Makeshift Toys for the Orphans
Some small feathered chickens and parrots which nodded their heads in obedience to a weight beneath them were furnished with new tail feathers, lambs minus much of their wool were supplied with a cotton wool substitute, rag dolls were plumped out and recovered with clean cloth, and the young ladies painted their fat faces in bright colors and furnished them with beads for eyes.
But the tug of war was how to get something with which to decorate the orphans’ tree. Our man servant, Robert Brown, was much interested and offered to make the prize toy. He contemplated a “sure enough house, with four rooms.” His part in the domestic service was delegated to another and he gave himself over in silence and solitude to the labors of the architect.

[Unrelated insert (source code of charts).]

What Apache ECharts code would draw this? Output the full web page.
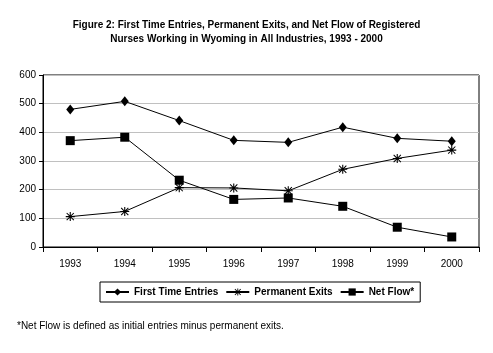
<!DOCTYPE html>
<html>
<head>
<meta charset="utf-8">
<script src="https://cdn.jsdelivr.net/npm/echarts@6/dist/echarts.min.js"></script>
<style>
  html, body { margin: 0; padding: 0; background: #fff; }
  #chart { width: 493px; height: 353px; }
</style>
</head>
<body>
<div id="chart"></div>
<script>
// chart data
const years = ['1993', '1994', '1995', '1996', '1997', '1998', '1999', '2000'];
const firstTimeEntries = [480, 508, 441, 372, 365, 418, 379, 369];
const permanentExits = [106, 124, 207, 206, 196, 271, 309, 338];
const netFlow = [371, 383, 233, 166, 171, 142, 69, 35];
const yTicks = [0, 100, 200, 300, 400, 500, 600];

// asterisk drawn as filled thin bars
const asterisk = 'path://M4.4,0L5.6,0L5.6,3.6L8.6,0.6L9.4,1.4L6.4,4.4L10,4.4L10,5.6L6.4,5.6L9.4,8.6L8.6,9.4L5.6,6.4L5.6,10L4.4,10L4.4,6.4L1.4,9.4L0.6,8.6L3.6,5.6L0,5.6L0,4.4L3.6,4.4L0.6,1.4L1.4,0.6L4.4,3.6Z';

const chart = echarts.init(document.getElementById('chart'));

chart.setOption({
    animation: false,
    textStyle: { fontFamily: 'Liberation Sans' },
    title: {
        text: 'Figure 2: First Time Entries, Permanent Exits, and Net Flow of Registered\nNurses Working in Wyoming in All Industries, 1993 - 2000',
        left: 'center',
        top: 13,
        textStyle: {
            fontSize: 10,
            fontWeight: 'bold',
            color: '#000',
            lineHeight: 14,
            fontFamily: 'Liberation Sans'
        }
    },
    grid: {
        left: 43,
        right: 14,
        top: 75,
        bottom: 106,
        show: true,
        borderColor: '#000',
        borderWidth: 1
    },
    legend: {
        left: 100,
        top: 282,
        padding: [5, 6, 5, 5],
        borderColor: '#000',
        borderWidth: 1,
        itemGap: 7,
        itemWidth: 23,
        itemHeight: 9,
        textStyle: { fontSize: 10, fontWeight: 'bold', color: '#000', fontFamily: 'Liberation Sans' },
        data: ['First Time Entries', 'Permanent Exits', 'Net Flow*']
    },
    graphic: [{
        type: 'text',
        left: 17,
        top: 321,
        style: {
            text: '*Net Flow is defined as initial entries minus permanent exits.',
            fontSize: 10,
            fill: '#000',
            fontFamily: 'Liberation Sans'
        }
    }],
    xAxis: {
        type: 'category',
        data: years,
        boundaryGap: true,
        axisLine: { lineStyle: { color: '#000', width: 1 } },
        axisTick: { show: true, length: 5, lineStyle: { color: '#000' } },
        axisLabel: { color: '#000', fontSize: 10, margin: 12 }
    },
    yAxis: {
        type: 'value',
        min: yTicks[0],
        max: yTicks[yTicks.length - 1],
        interval: 100,
        axisLine: { show: true, lineStyle: { color: '#000', width: 1 } },
        axisTick: { show: true, length: 4, lineStyle: { color: '#000' } },
        axisLabel: { color: '#000', fontSize: 10, margin: 7 },
        splitLine: { show: true, lineStyle: { color: '#c0c0c0', width: 1 } }
    },
    series: [
        {
            name: 'First Time Entries',
            type: 'line',
            data: firstTimeEntries,
            symbol: 'diamond',
            symbolSize: [8, 10],
            lineStyle: { color: '#000', width: 1 },
            itemStyle: { color: '#000', borderWidth: 0 }
        },
        {
            name: 'Permanent Exits',
            type: 'line',
            data: permanentExits,
            symbol: asterisk,
            symbolSize: 9,
            lineStyle: { color: '#000', width: 1 },
            itemStyle: { color: '#000', borderWidth: 0 }
        },
        {
            name: 'Net Flow*',
            type: 'line',
            data: netFlow,
            symbol: 'rect',
            symbolSize: 9,
            lineStyle: { color: '#000', width: 1 },
            itemStyle: { color: '#000', borderWidth: 0 }
        }
    ]
});
</script>
</body>
</html>
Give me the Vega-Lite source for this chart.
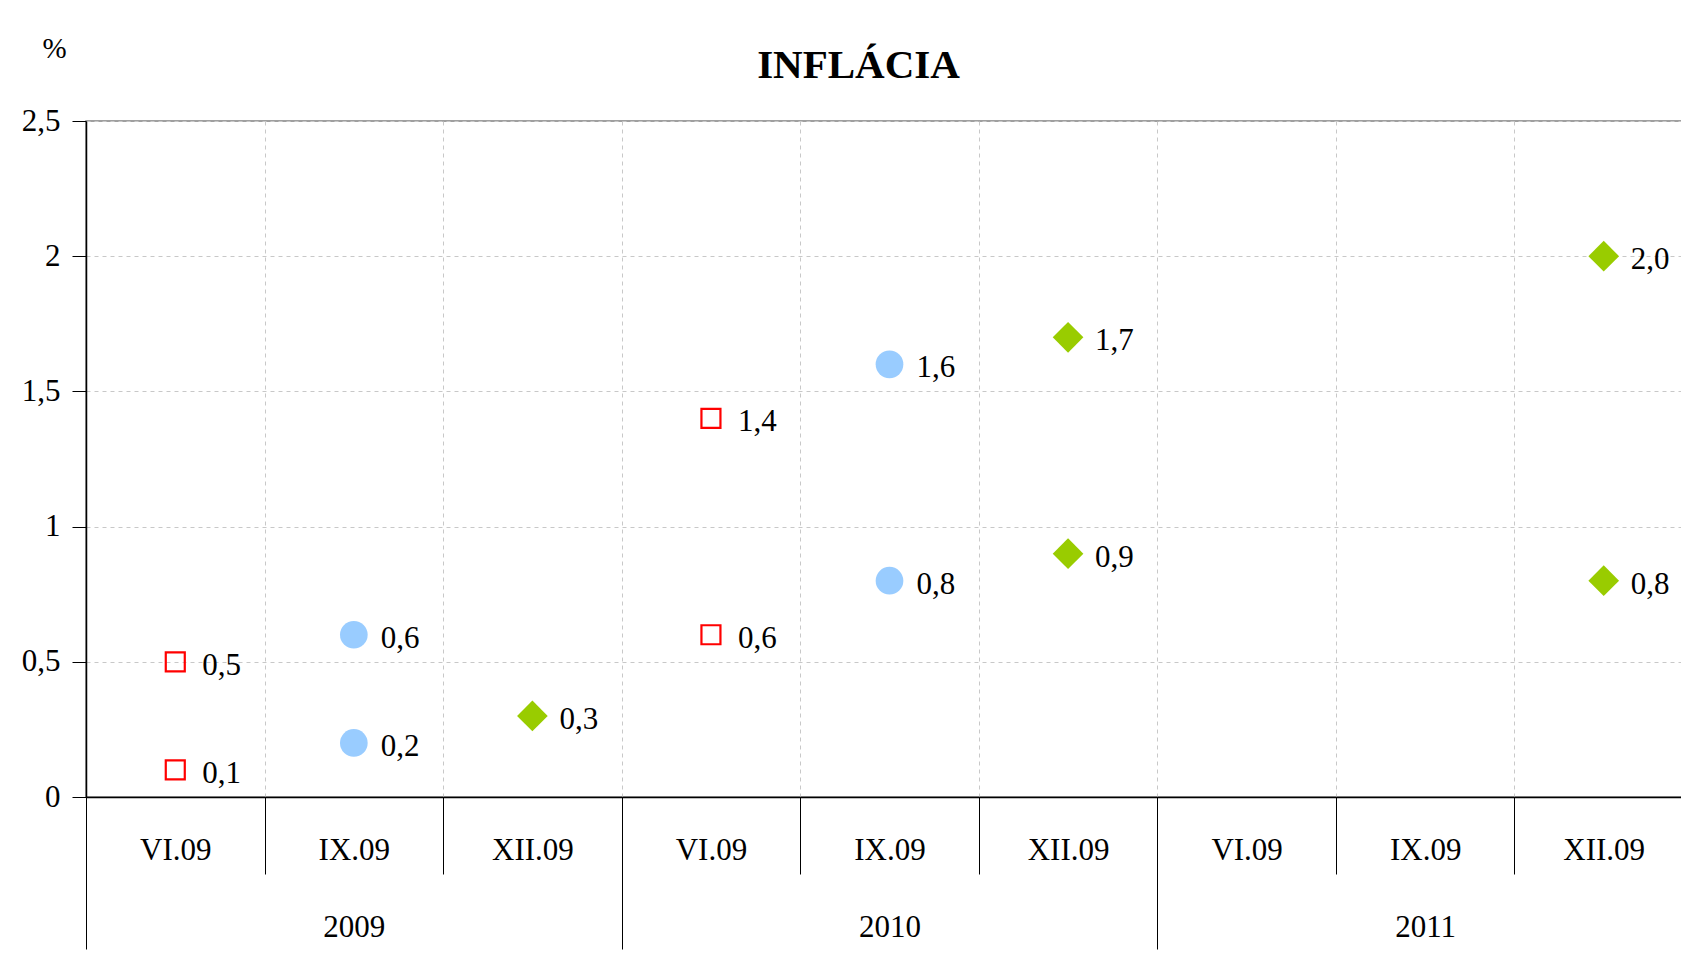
{
  "$schema": "https://vega.github.io/schema/vega-lite/v6.json",
  "autosize": "none",
  "width": 1607,
  "height": 676,
  "padding": {"left": 86, "top": 121, "right": 0, "bottom": 160},
  "background": "white",
  "title": {"text": "INFLÁCIA", "font": "Liberation Serif", "fontSize": 41, "fontWeight": "bold", "color": "black", "anchor": "middle", "dx": -31, "offset": -85, "baseline": "alphabetic"},
  "data": {"values": [
    {"period": "2009 VI.09", "year": "2009", "month": "VI.09", "value": 0.5},
    {"period": "2009 VI.09", "year": "2009", "month": "VI.09", "value": 0.1},
    {"period": "2009 IX.09", "year": "2009", "month": "IX.09", "value": 0.6},
    {"period": "2009 IX.09", "year": "2009", "month": "IX.09", "value": 0.2},
    {"period": "2009 XII.09", "year": "2009", "month": "XII.09", "value": 0.3},
    {"period": "2010 VI.09", "year": "2010", "month": "VI.09", "value": 1.4},
    {"period": "2010 VI.09", "year": "2010", "month": "VI.09", "value": 0.6},
    {"period": "2010 IX.09", "year": "2010", "month": "IX.09", "value": 1.6},
    {"period": "2010 IX.09", "year": "2010", "month": "IX.09", "value": 0.8},
    {"period": "2010 XII.09", "year": "2010", "month": "XII.09", "value": 1.7},
    {"period": "2010 XII.09", "year": "2010", "month": "XII.09", "value": 0.9},
    {"period": "2011 XII.09", "year": "2011", "month": "XII.09", "value": 2.0},
    {"period": "2011 XII.09", "year": "2011", "month": "XII.09", "value": 0.8}
  ]},
  "encoding": {
    "y": {"field": "value", "type": "quantitative",
      "scale": {"domain": [0, 2.5], "nice": false, "zero": true},
      "axis": {"title": "%", "titleAngle": 0, "titleX": -32, "titleY": -73, "titleFontSize": 29, "titleFontWeight": "normal", "titleColor": "black", "titleAlign": "center", "titleBaseline": "middle",
        "format": ".1~f", "values": [0, 0.5, 1, 1.5, 2, 2.5], "labelFontSize": 31, "labelColor": "black", "labelPadding": 12, "tickSize": 14, "tickColor": "black", "domainColor": "black", "domainWidth": 1.5,
        "grid": true, "gridDash": [4, 4], "gridColor": "#c8c8c8"}}
  },
  "layer": [
    {
      "mark": {"type": "point", "opacity": 0},
      "encoding": {
        "x": {"field": "year", "type": "nominal",
          "scale": {"type": "band", "domain": ["2009", "2010", "2011"], "paddingInner": 0, "paddingOuter": 0},
          "axis": {"orient": "bottom", "title": null, "tickBand": "extent", "tickSize": 152, "tickColor": "black", "labelAngle": 0, "labelFontSize": 31, "labelColor": "black", "labelBaseline": "middle", "labelPadding": -22, "domain": false, "grid": false}}
      }
    },
    {
      "encoding": {
        "x": {"field": "period", "type": "nominal",
          "scale": {"type": "band", "domain": ["2009 VI.09", "2009 IX.09", "2009 XII.09", "2010 VI.09", "2010 IX.09", "2010 XII.09", "2011 VI.09", "2011 IX.09", "2011 XII.09"], "paddingInner": 0, "paddingOuter": 0},
          "axis": {"orient": "bottom", "title": null, "labelExpr": "split(datum.label, ' ')[1]", "tickBand": "extent", "tickSize": 77, "tickColor": "black", "labelAngle": 0, "labelFontSize": 31, "labelColor": "black", "labelBaseline": "middle", "labelPadding": -24, "domainColor": "black", "domainWidth": 1.5, "grid": true, "gridDash": [4, 4], "gridColor": "#c8c8c8"}}
      },
      "layer": [
        {
          "mark": {"type": "point", "shape": "square", "filled": false, "stroke": "#ff0000", "strokeWidth": 2.2, "size": 361, "opacity": 1},
          "transform": [{"filter": "datum.month == 'VI.09'"}]
        },
        {
          "mark": {"type": "point", "shape": "circle", "filled": true, "fill": "#99ccff", "size": 767, "opacity": 1},
          "transform": [{"filter": "datum.month == 'IX.09'"}]
        },
        {
          "mark": {"type": "point", "shape": "diamond", "filled": true, "fill": "#99cc00", "size": 940, "opacity": 1},
          "transform": [{"filter": "datum.month == 'XII.09'"}]
        },
        {
          "mark": {"type": "text", "align": "left", "baseline": "middle", "dx": 27, "dy": 4, "fontSize": 31, "color": "black"},
          "encoding": {
            "text": {"field": "value", "type": "quantitative", "format": ".1f"}
          }
        }
      ]
    }
  ],
  "resolve": {"scale": {"x": "independent"}},
  "config": {
    "font": "Liberation Serif",
    "locale": {"number": {"decimal": ",", "thousands": " ", "grouping": [3], "currency": ["", ""]}},
    "view": {"stroke": "#808080", "strokeWidth": 1.5}
  }
}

My sister painted mantel shelves, door panels, pictures and frames for the walls, and finished with black grates in which there blazed a roaring fire, which was pronounced marvelously realistic. We all made furniture of twigs and pasteboard, and my mother made pillows, mattresses, sheets and pillow cases for the two little bedrooms.
Christmas Eve a number of young people were invited to come and string apples and popcorn for the trees; a neighbor very deft in domestic arts had tiny candle moulds made and furnished all the candles for the tree. However the puzzle and triumph of all was the construction of a large number of cornucopias. At last someone suggested a conical block of wood, about which the drawing paper could be wound and pasted. In a little book shop a number of small, highly colored pictures cut out and ready to apply were unearthed, and our old confectioner friend, Mr. Piazzi, consented, with a broad smile, to give “all the love verses the young people wanted to roll with the candy.”
A Christmas Eve Party
About twenty young men and girls gathered around small tables in one of the drawing rooms of the mansion and the cornucopias were begun. The men wrapped the squares of candy, first reading the “sentiments” printed upon them, such as “Roses are red, violets blue, sugar’s sweet and so are you,” “If you love me as I love you no knife can cut our love in two.” The fresh young faces, wreathed in smiles, nodded attention to the reading, while with their small deft hands they gined the cornucopias and pasted on the pictures. Where were the silk tops to come from? Trunks of old things were turned out and snippings of silk and even woolen of bright colors were found to close the tops, and some of the young people twisted sewing silk into cords with which to draw the bags up. The beauty of those home-made things astonished us all, for they looked quite “custom-made,” but when the “sure enough house” was revealed to our longing gaze the young people clapped their approbation, while Robert, whose sense of dignity did not permit him to smile, stood the impersonation of successful artist and bowed his thanks for our approval. Then the coveted eggnog was passed around in tiny glass cups and pronounced good. Crisp home-made ginger snaps and snowy lady cake completed the refreshments of Christmas Eve. The children allowed to sit up and be noisy in their way as an indulgence took a sip of eggnog out of my cup, and the eldest boy confided to his father: “Now I just know this is Christmas.” In most of the houses in Richmond these same scenes were enacted, certainly in every one of the homes of the managers of the Episcopalian Orphanage. A bowl of eggnog was sent to the servants, and a part of everything they coveted of the dainties.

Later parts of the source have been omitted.